Marcelo Salazar, fundador da Mazo Maná e especialista em sistemas produtivos amazônicos, explica que os produtos da floresta terão que valer à pena não por preço, mas por qualidade e diferenciais de sabor, textura, valor nutricional, por exemplo.
Um dos gargalos de produção, por exemplo, é o beneficiamento. Martins acrescenta que base tecnológica existe, mas precisa ser ampliada para atender a necessidades específicas da Amazônia. O babaçu é um exemplo. Hoje o custo de produção do amido é maior que o do milho com o qual concorre. Uma das estratégias para estabelecer ingredientes da bioeconomia amazônica é a chamada gastrodiplomacia, o uso da gastronomia como meio de valorização da cultura.
Isso é feito, por exemplo, com a popularização de ingredientes por meio de receitas e propagandas de chefes de cozinha badalados. Pedro Zanetti, especialista em bioeconomia do Instituto Clima e Sociedade, diz que a Amazônia tem cadeias de valor com potencial de escala, mas que precisam ser melhor conhecidas.
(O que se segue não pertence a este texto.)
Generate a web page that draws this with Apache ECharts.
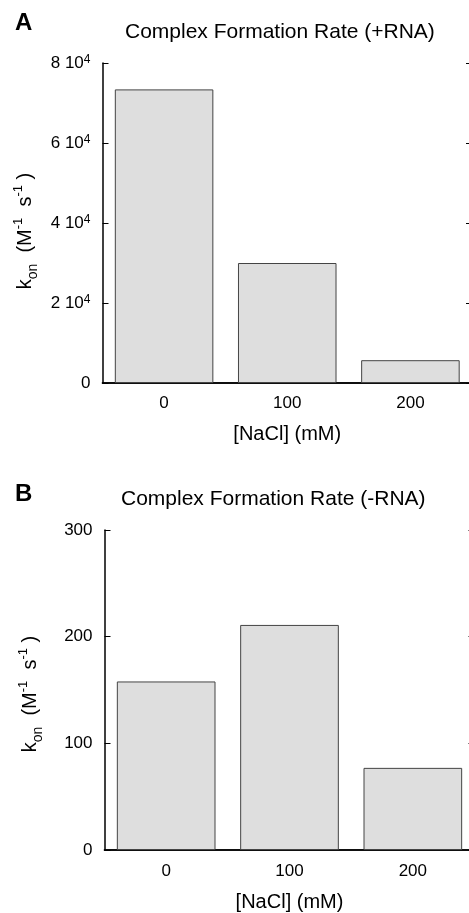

— Temos especiarias da floresta, como o cumaru. Ele é usado com chocolate branco também de cacau amazônico, uma iguaria e um produto da sociobiodiversidade. Mas a muita gente não conhece. Por isso, a divulgação por chefes de alta gastronomia é importante — observa Zanetti.
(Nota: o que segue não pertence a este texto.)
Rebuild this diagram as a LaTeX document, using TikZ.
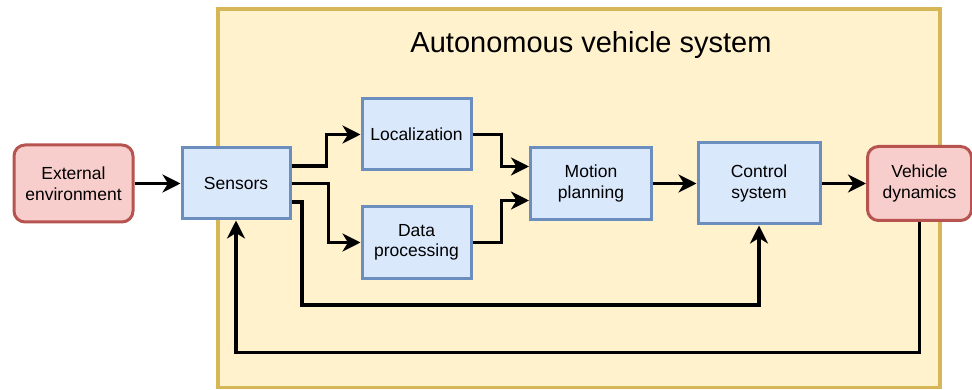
\documentclass[tikz,border=0pt]{standalone}
\usepackage{fontspec}
\setmainfont{Liberation Sans}
\usetikzlibrary{arrows.meta,calc}

\definecolor{sysfill}{HTML}{FFF2CC}
\definecolor{sysline}{HTML}{D6B656}
\definecolor{blkfill}{HTML}{DAE8FC}
\definecolor{blkline}{HTML}{6C8EBF}
\definecolor{extfill}{HTML}{F8CECC}
\definecolor{extline}{HTML}{B85450}

\tikzset{
  blockbox/.style={draw=blkline, fill=blkfill, line width=3pt, align=center,
    font=\fontsize{17.5}{20.5}\selectfont, inner sep=0pt},
  outerbox/.style={draw=extline, fill=extfill, line width=3pt, rounded corners=11pt,
    align=center, font=\fontsize{17.5}{20.5}\selectfont, inner sep=0pt},
  conn/.style={draw=black, line width=3.8pt,
    -{Stealth[length=18pt, width=18pt, inset=5.5pt]}},
}

\begin{document}
\begin{tikzpicture}[x=1pt, y=-1pt]
  \useasboundingbox (0,0) rectangle (972,390);

  % enclosing system frame
  \draw[draw=sysline, fill=sysfill, line width=3.2pt] (218,9) rectangle (940,387.5);
  \node[font=\fontsize{29}{32}\selectfont] (title) at (591,45.5) {Autonomous vehicle system};

  % blocks
  \node[outerbox, minimum width=119pt, minimum height=77pt] (ext) at (73.5,183.5) {External\\environment};
  \node[blockbox, minimum width=108pt, minimum height=71pt] (sens) at (236,183.5) {Sensors};
  \node[blockbox, minimum width=109pt, minimum height=71pt] (loc) at (416.5,134.5) {Localization};
  \node[blockbox, minimum width=109pt, minimum height=71pt] (dp) at (416.5,242.5) {Data\\processing};
  \node[blockbox, minimum width=121pt, minimum height=72pt] (mp) at (591,183.5) {Motion\\planning};
  \node[blockbox, minimum width=122pt, minimum height=81pt] (cs) at (759,183.5) {Control\\system};
  \node[outerbox, minimum width=104pt, minimum height=74pt] (vd) at (919.5,183.5) {Vehicle\\dynamics};

  % routing points of the long loops
  \coordinate (ctrlbus) at (302,305);
  \coordinate (fb) at (236,352.5);

  % connectors
  \draw[conn] (ext) -- (sens);
  \draw[conn] ([yshift=17.5pt]sens.east) -- ++(35,0) |- (loc.west);
  \draw[conn] (sens.east) -- ++(37,0) |- (dp.west);
  \draw[conn] ([yshift=-18.5pt]sens.east) -| (ctrlbus) -| (cs.south);
  \draw[conn] (loc.east) -- ++(29,0) |- ([yshift=17pt]mp.west);
  \draw[conn] (dp.east) -- ++(29,0) |- ([yshift=-17pt]mp.west);
  \draw[conn] (mp) -- (cs);
  \draw[conn] (cs) -- (vd);
  \draw[conn] (vd.south) |- (fb) -- (sens.south);
\end{tikzpicture}
\end{document}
Ele cita trabalhos como o da chefe Bel Coelho, que lançou na COP30, o livro “Floresta na Boca”, no qual relata expedições gastronômicas pela Amazônia e mostra receitas que desenvolveu nos ingredientes que encontrou em seu caminho. Está lá o mapará assado do Baixo Tocantins. Do Xingu, o chocobabaçu da Transamazônica. E do Tapajós, tempurá de pimenta-de-cheiro com camarão e geleia de bacuri.
— Nós brasileiros precisamos conhecer nossos ingredientes, cultivar pertencimento. A Amazônia tem coisas maravilhosas, que todo mundo deveria experimentar, como bacuri, cumaru, tucupi — afirma Coelho.